Misiaq napisal(a):ze mam mały brzuszek
noo a mi właśnie ten mały brzuszek już przeszkadza bo: jest większy niż zwykle ale przy spaniu na bok nie tak duży żeby leżał obok ;) dlatego muszę sobie podkładać poduszkę żeby nie wisiał bo boli ;)
napisał/a: jente8 2011-08-04 22:59
Kluszeczka napisal(a):Pytanie brzmi, czy warto ją kupić? czy przyda się na dłużej? czy to tylko "ciążowa zachcianka"?

Ja ją dostałam w ciąży, ale bardziej przydała mi się przy karmieniu. Nie umiałam z nią spać (spałam tak samo jak mala_zuchwala ;) ), ale dobrze mi się z nią leżało np. oglądając tv. Natomiast przy karmieniu na siedząco była mi wręcz niezbędna :)

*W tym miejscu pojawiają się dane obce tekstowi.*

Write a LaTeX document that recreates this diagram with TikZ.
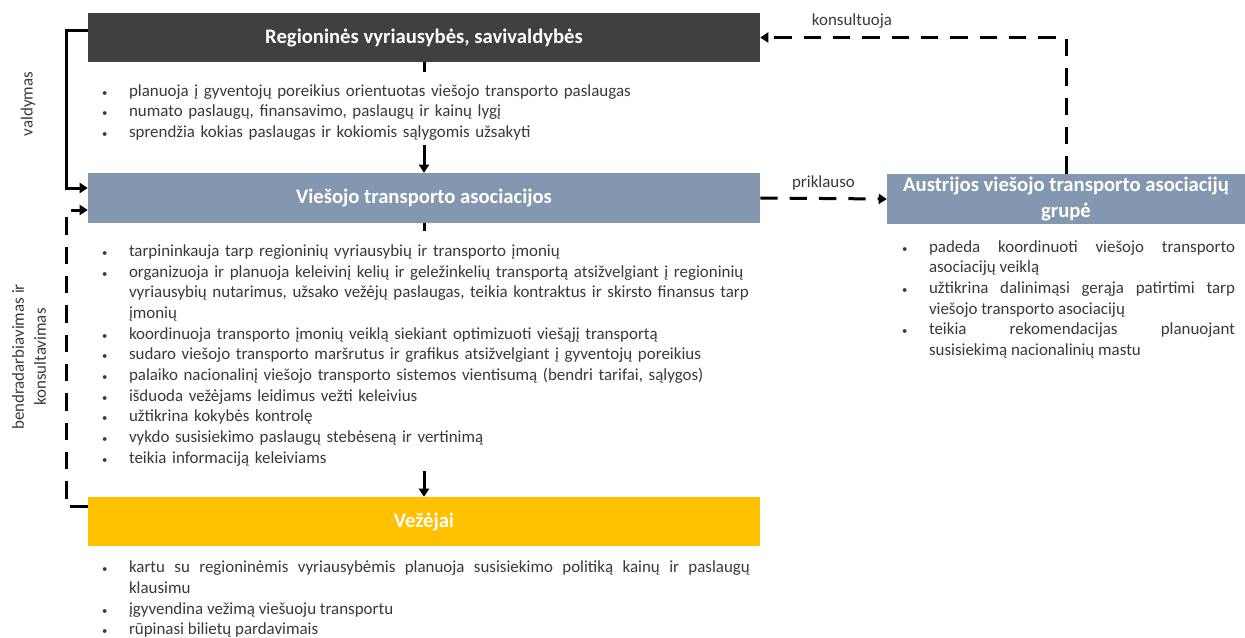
\documentclass[tikz,border=0pt]{standalone}
\usepackage{fontspec}
\setmainfont{Carlito}
\usepackage{enumitem}
\usetikzlibrary{arrows.meta}

\definecolor{regdark}{HTML}{404040}
\definecolor{assocblue}{HTML}{8497B0}
\definecolor{carrieryellow}{HTML}{FFC000}
\definecolor{bodytext}{HTML}{3B3838}

\setlist[itemize]{label={\footnotesize\textbullet}, leftmargin=20.25pt,
  labelwidth=5.25pt, labelsep=15pt, labelindent=0pt, align=left,
  itemsep=0pt, topsep=0pt, parsep=0pt, partopsep=0pt}

\begin{document}
\begin{tikzpicture}[x=0.75pt,y=-0.75pt,
    box/.style={minimum width=504pt, minimum height=36.75pt, inner sep=0pt,
      text=white, font=\fontsize{15.5}{18}\selectfont\bfseries},
    blist/.style={fill=white, inner sep=0pt, text width=486pt, text=bodytext,
      font=\fontsize{12.7}{15.5}\selectfont},
    lbl/.style={text=bodytext, inner sep=1pt, font=\fontsize{12.7}{16.5}\selectfont},
    flow/.style={line width=2.25pt, -{Triangle[width=7.5pt,length=6pt]}},
    dashflow/.style={flow, dash pattern=on 13pt off 9pt}]

  \useasboundingbox (0,0) rectangle (1245,637);

  % the four bodies
  \node[box, fill=regdark] (reg) at (424,37.5) {Regioninės vyriausybės, savivaldybės};
  \node[box, fill=assocblue, minimum height=37.5pt] (vta) at (424,198) {Viešojo transporto asociacijos};
  \node[box, fill=carrieryellow] (vez) at (424,521.5) {Vežėjai};
  \node[box, fill=assocblue, minimum width=268.5pt, minimum height=37.5pt, align=center,
    font=\fontsize{15.5}{19.5}\selectfont\bfseries] (austr) at (1066,199)
    {Austrijos viešojo transporto asociacijų\\grupė};

  % connectors
  \path[flow] (reg) edge (vta);
  \path[flow] (vta) edge (vez);
  \draw[flow] ([yshift=4.9pt]reg.west) -- ++(-21,0) |- ([yshift=7.5pt]vta.west);
  \draw[dashflow] ([yshift=10.9pt]vez.west) -- ++(-21,0) |- ([yshift=-9pt]vta.west);
  \draw[dashflow] (vta.east) -- (austr.west)
    node[midway, above=4pt, lbl, solid] {priklauso};
  \draw[dashflow] (austr.north) |- (reg.east)
    node[pos=0.85, above=5pt, lbl, solid] {konsultuoja};

  \node[lbl, rotate=90] (valdlbl) at (28,104) {valdymas};
  \node[lbl, rotate=90, align=center] (bendlbl) at (29,357) {bendradarbiavimas ir\\konsultavimas};

  % what each one does
  \node[blist, align=left, minimum height=54.75pt] (reglist) at (426,108) {%
    \begin{itemize}
      \item planuoja į gyventojų poreikius orientuotas viešojo transporto paslaugas
      \item numato paslaugų, finansavimo, paslaugų ir kainų lygį
      \item sprendžia kokias paslaugas ir kokiomis sąlygomis užsakyti
    \end{itemize}};
  \node[blist, align=left, minimum height=180pt] (vtalist) at (426,351) {%
    \begin{itemize}
      \item tarpininkauja tarp regioninių vyriausybių ir transporto įmonių
      \item organizuoja ir planuoja keleivinį kelių ir geležinkelių transportą atsižvelgiant į regioninių\newline
        vyriausybių nutarimus, užsako vežėjų paslaugas, teikia kontraktus ir skirsto finansus tarp\newline
        įmonių
      \item koordinuoja transporto įmonių veiklą siekiant optimizuoti viešąjį transportą
      \item sudaro viešojo transporto maršrutus ir grafikus atsižvelgiant į gyventojų poreikius
      \item palaiko nacionalinį viešojo transporto sistemos vientisumą (bendri tarifai, sąlygos)
      \item išduoda vežėjams leidimus vežti keleivius
      \item užtikrina kokybės kontrolę
      \item vykdo susisiekimo paslaugų stebėseną ir vertinimą
      \item teikia informaciją keleiviams
    \end{itemize}};
  \node[blist, align=justify] (vezlist) at (426,595) {%
    \begin{itemize}
      \item kartu su regioninėmis vyriausybėmis planuoja susisiekimo politiką kainų ir paslaugų\linebreak
        klausimu
      \item įgyvendina vežimą viešuoju transportu
      \item rūpinasi bilietų pardavimais
    \end{itemize}};
  \node[blist, align=justify, text width=249.75pt] (austrlist) at (1068.5,295) {%
    \begin{itemize}
      \item padeda koordinuoti viešojo transporto\linebreak asociacijų veiklą
      \item užtikrina dalinimąsi gerąja patirtimi tarp\linebreak viešojo transporto asociacijų
      \item teikia rekomendacijas planuojant\linebreak susisiekimą nacionalinių mastu
    \end{itemize}};

\end{tikzpicture}
\end{document}
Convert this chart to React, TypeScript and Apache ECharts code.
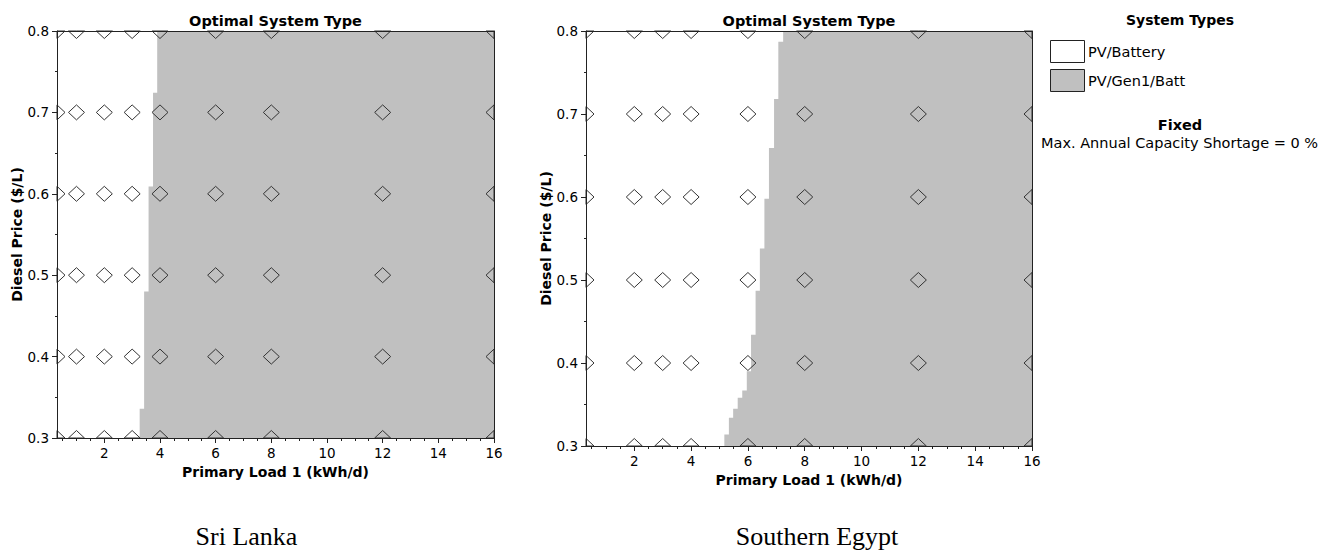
import React, { useEffect, useRef } from 'react';
import * as echarts from 'echarts';

// ---- data ----
const dieselPrices = [0.3, 0.4, 0.5, 0.6, 0.7, 0.8];
const sriLankaLoads = [0.3, 1, 2, 3, 4, 6, 8, 12, 16];
const egyptLoads = [0.3, 2, 3, 4, 6, 8, 12, 16];

// boundary between PV/Battery (left, white) and PV/Gen1/Batt (right, grey)
// each step: load where grey starts, valid up to the given diesel price
const sriLankaBoundaryLoad = [3.27, 3.43, 3.59, 3.75, 3.9];
const sriLankaBoundaryTopPrice = [0.336, 0.48, 0.609, 0.724, 0.8];
const egyptBoundaryLoad = [5.17, 5.33, 5.48, 5.64, 5.8, 5.96, 6.11, 6.27, 6.42, 6.58, 6.74, 6.92, 7.07, 7.24];
const egyptBoundaryTopPrice = [0.314, 0.334, 0.345, 0.358, 0.367, 0.39, 0.434, 0.487, 0.538, 0.598, 0.659, 0.718, 0.787, 0.8];

const xTickLabels = [2, 4, 6, 8, 10, 12, 14, 16];
const xMinorTicks = [0.5, 1, 1.5, 2.5, 3, 3.5, 4.5, 5, 5.5, 6.5, 7, 7.5, 8.5, 9, 9.5, 10.5, 11, 11.5, 12.5, 13, 13.5, 14.5, 15, 15.5];

const X_MIN = 0.3;
const X_MAX = 16;
const Y_MIN = 0.3;
const Y_MAX = 0.8;

const legendTypes = ['PV/Battery', 'PV/Gen1/Batt'];
const legendColors = ['#ffffff', '#c0c0c0'];
const captions = ['Sri Lanka', 'Southern Egypt'];

const FONT = '"DejaVu Sans", sans-serif';
const AXIS_COLOR = '#222';
const GREY = '#c0c0c0';

function regionVertices(bLoad: number[], bTop: number[]) {
  const pts: number[][] = [[X_MAX, Y_MIN], [bLoad[0], Y_MIN]];
  for (let i = 0; i < bLoad.length; i++) {
    pts.push([bLoad[i], bTop[i]]);
    if (i + 1 < bLoad.length) pts.push([bLoad[i + 1], bTop[i]]);
  }
  pts.push([X_MAX, Y_MAX]);
  return pts;
}

function cases(loads: number[]) {
  const out: number[][] = [];
  for (const p of dieselPrices) for (const l of loads) out.push([l, p]);
  return out;
}

export default function App() {
  const ref = useRef<HTMLDivElement>(null);

  useEffect(() => {
    if (!ref.current) return;
    const chart = echarts.init(ref.current, null, { renderer: 'svg' });

    const grids = [
      { left: 57, top: 31, width: 437, height: 407 },
      { left: 586, top: 31, width: 446, height: 415 },
    ];

    const xAxes: any[] = [];
    const yAxes: any[] = [];
    const series: any[] = [];
    const panels = [
      { loads: sriLankaLoads, bLoad: sriLankaBoundaryLoad, bTop: sriLankaBoundaryTopPrice },
      { loads: egyptLoads, bLoad: egyptBoundaryLoad, bTop: egyptBoundaryTopPrice },
    ];

    panels.forEach((panel, k) => {
      const base = { type: 'value', min: X_MIN, max: X_MAX, gridIndex: k, splitLine: { show: false }, z: 10 };
      xAxes.push({
        ...base,
        position: 'bottom',
        name: 'Primary Load 1 (kWh/d)',
        nameLocation: 'middle',
        nameGap: 23,
        nameTextStyle: { fontFamily: FONT, fontWeight: 'bold', fontSize: 14, color: '#000' },
        axisLine: { show: true, lineStyle: { color: AXIS_COLOR, width: 1 } },
        axisTick: { show: true, customValues: xTickLabels, length: 5, lineStyle: { color: AXIS_COLOR } },
        axisLabel: { show: true, customValues: xTickLabels, margin: 8, fontFamily: FONT, fontSize: 13.5, color: '#000' },
      });
      xAxes.push({
        ...base,
        position: 'bottom',
        axisLine: { show: false },
        axisTick: { show: true, customValues: xMinorTicks, length: 3, lineStyle: { color: AXIS_COLOR } },
        axisLabel: { show: false },
      });
      xAxes.push({
        ...base,
        position: 'top',
        axisLine: { show: true, lineStyle: { color: AXIS_COLOR, width: 1 } },
        axisTick: { show: false },
        axisLabel: { show: false },
      });
      yAxes.push({
        type: 'value',
        min: Y_MIN,
        max: Y_MAX,
        interval: 0.1,
        gridIndex: k,
        position: 'left',
        z: 10,
        name: 'Diesel Price ($/L)',
        nameLocation: 'middle',
        nameGap: 31,
        nameTextStyle: { fontFamily: FONT, fontWeight: 'bold', fontSize: 14, color: '#000' },
        splitLine: { show: false },
        axisLine: { show: true, lineStyle: { color: AXIS_COLOR, width: 1 } },
        axisTick: { show: true, length: 5, lineStyle: { color: AXIS_COLOR } },
        minorTick: { show: true, splitNumber: 2, length: 2, lineStyle: { color: AXIS_COLOR } },
        axisLabel: {
          margin: 8,
          fontFamily: FONT,
          fontSize: 13.5,
          color: '#000',
          formatter: (v: number) => v.toFixed(1),
        },
      });
      yAxes.push({
        type: 'value',
        min: Y_MIN,
        max: Y_MAX,
        interval: 0.1,
        gridIndex: k,
        position: 'right',
        z: 10,
        splitLine: { show: false },
        axisLine: { show: true, lineStyle: { color: AXIS_COLOR, width: 1 } },
        axisTick: { show: false },
        axisLabel: { show: false },
      });

      const xi = k * 3;
      const yi = k * 2;
      const verts = regionVertices(panel.bLoad, panel.bTop);
      series.push({
        type: 'custom',
        xAxisIndex: xi,
        yAxisIndex: yi,
        clip: true,
        z: 2,
        silent: true,
        data: verts,
        encode: { x: 0, y: 1 },
        renderItem: (params: any, api: any) => {
          if (params.dataIndex !== 0) return null;
          const pts = verts.map((v) => api.coord(v));
          return {
            type: 'polygon',
            shape: { points: pts },
            style: { fill: GREY, stroke: 'none' },
          };
        },
      });
      series.push({
        type: 'custom',
        xAxisIndex: xi,
        yAxisIndex: yi,
        clip: false,
        z: 3,
        silent: true,
        data: cases(panel.loads),
        encode: { x: 0, y: 1 },
        renderItem: (params: any, api: any) => {
          const c = api.coord([api.value(0), api.value(1)]);
          const tl = api.coord([X_MIN, Y_MAX]);
          const br = api.coord([X_MAX, Y_MIN]);
          const hw = 8;
          const hh = 7.5;
          const clamp = (p: number[]) => [
            Math.min(Math.max(p[0], tl[0]), br[0]),
            Math.min(Math.max(p[1], tl[1]), br[1]),
          ];
          const raw = [
            [c[0], c[1] - hh],
            [c[0] + hw, c[1]],
            [c[0], c[1] + hh],
            [c[0] - hw, c[1]],
          ];
          return {
            type: 'polygon',
            shape: { points: raw.map(clamp) },
            style: { fill: 'none', stroke: '#333', lineWidth: 1 },
          };
        },
      });
    });

    const graphic: any[] = [
      {
        type: 'text',
        x: 275.5,
        y: 21,
        style: { text: 'Optimal System Type', font: `bold 14.5px ${FONT}`, fill: '#000', align: 'center', verticalAlign: 'middle' },
      },
      {
        type: 'text',
        x: 809,
        y: 21,
        style: { text: 'Optimal System Type', font: `bold 14.5px ${FONT}`, fill: '#000', align: 'center', verticalAlign: 'middle' },
      },
      {
        type: 'text',
        x: 1180,
        y: 20,
        style: { text: 'System Types', font: `bold 14px ${FONT}`, fill: '#000', align: 'center', verticalAlign: 'middle' },
      },
      {
        type: 'text',
        x: 1180,
        y: 125,
        style: { text: 'Fixed', font: `bold 14.5px ${FONT}`, fill: '#000', align: 'center', verticalAlign: 'middle' },
      },
      {
        type: 'text',
        x: 1041,
        y: 143,
        style: { text: 'Max. Annual Capacity Shortage = 0 %', font: `14.5px ${FONT}`, fill: '#000', align: 'left', verticalAlign: 'middle' },
      },
      {
        type: 'text',
        x: 246.5,
        y: 536,
        style: { text: captions[0], font: `26px "Liberation Serif", serif`, fill: '#000', align: 'center', verticalAlign: 'middle' },
      },
      {
        type: 'text',
        x: 817,
        y: 536,
        style: { text: captions[1], font: `26px "Liberation Serif", serif`, fill: '#000', align: 'center', verticalAlign: 'middle' },
      },
    ];
    legendTypes.forEach((name, i) => {
      const top = 40 + i * 29;
      graphic.push({
        type: 'rect',
        shape: { x: 1050.5, y: top + 0.5, width: 34, height: 22 },
        style: { fill: legendColors[i], stroke: '#222', lineWidth: 1 },
      });
      graphic.push({
        type: 'text',
        x: 1088,
        y: top + 11.5,
        style: { text: name, font: `14.5px ${FONT}`, fill: '#000', align: 'left', verticalAlign: 'middle' },
      });
    });

    chart.setOption({
      animation: false,
      backgroundColor: '#ffffff',
      grid: grids.map((g) => ({ ...g, show: true, backgroundColor: '#ffffff', borderWidth: 0 })),
      xAxis: xAxes,
      yAxis: yAxes,
      series,
      graphic,
    });

    return () => chart.dispose();
  }, []);

  return (
    <div
      ref={ref}
      style={{ position: 'fixed', left: 0, top: 0, width: 1339, height: 550, background: '#fff' }}
    />
  );
}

napisał/a: eska1 2011-08-04 23:59
AiM napisal(a):A mąż nazwał ją "rozwodnik"
U nas podobne określenia też padały.
Misiaq napisal(a):pewnie dlatego, ze mam mały brzuszek
Ja nawet na początku miałam problem ze spaniem - przyczyną był kręgosłup.. Bardziej pomagała mi chyba na plecy zatem.
Ta poduszka, którą pokazałam jest o tyle fajna, że łatwo pokrowiec się zmienia i mając na zmianę nie ma problemu z praniem.